Marvel does focus on the future though. That future is the multiverse, a complicated mess where Disney buys every single film company, takes its superhero movie and then connects it to the main storyline. Take Venom: Let There Be Carnage, where Tom Holland (the Spiderman from the Marvel Universe) shows up in the post-credit scene. Take the original Spider-Mans. Tobey Maguire and Andrew Garfield are coming back for another round, but this time in the Marvel Universe. It’s getting out of hand. It’s way too complex. In order to actually appreciate the new No Way Home Spider-Man movie, we’ll need to catch up on all the movies I’ve just mentioned. AND, this’ll probably be the same for every movie after this one. 

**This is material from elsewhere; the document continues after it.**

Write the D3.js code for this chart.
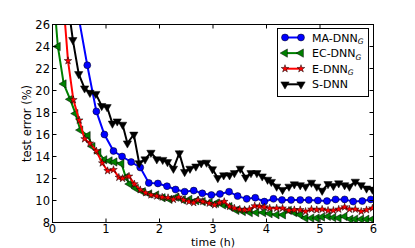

I get it. Marvel is trying to shake things up. They don’t want to stick to their regular superhero formula. They want to add new, fresh content to their sprawling world or else they’ll die out. But, finding a new idea for the hero genre is difficult. It’s hard creating a whole new concept that’ll impress millions. And a multiverse is not doing it. By introducing a multiverse, Marvel hopes for a box office hit by bringing in the old and the new (the old Spidermans and the new Spidermans) and throwing them into the thick of it. They want to create a box office hit matching that of Endgame. Yes, this has brought in a buttload of hype. I can declare at least 100 million people will buy tickets to watch the film in theaters. Yet, Marvel has sacrificed quantity for quality. They’ll complicate their franchise to the point where no one can follow what’s going on. Yes, I could be wrong. I admit it. No Way Home might be a home run, breathing new life back into a dying franchise. That’s wishful thinking though. Most likely, No Way Home will be too complicated, filled with too many plot holes, and too much of a letdown for it to be the masterpiece so many are hoping it will be. 

I am a lover of Marvel. I’ve watched all the movies, read so many comics, and sat through all the Disney+ shows. And even I must admit, Marvel is dying off.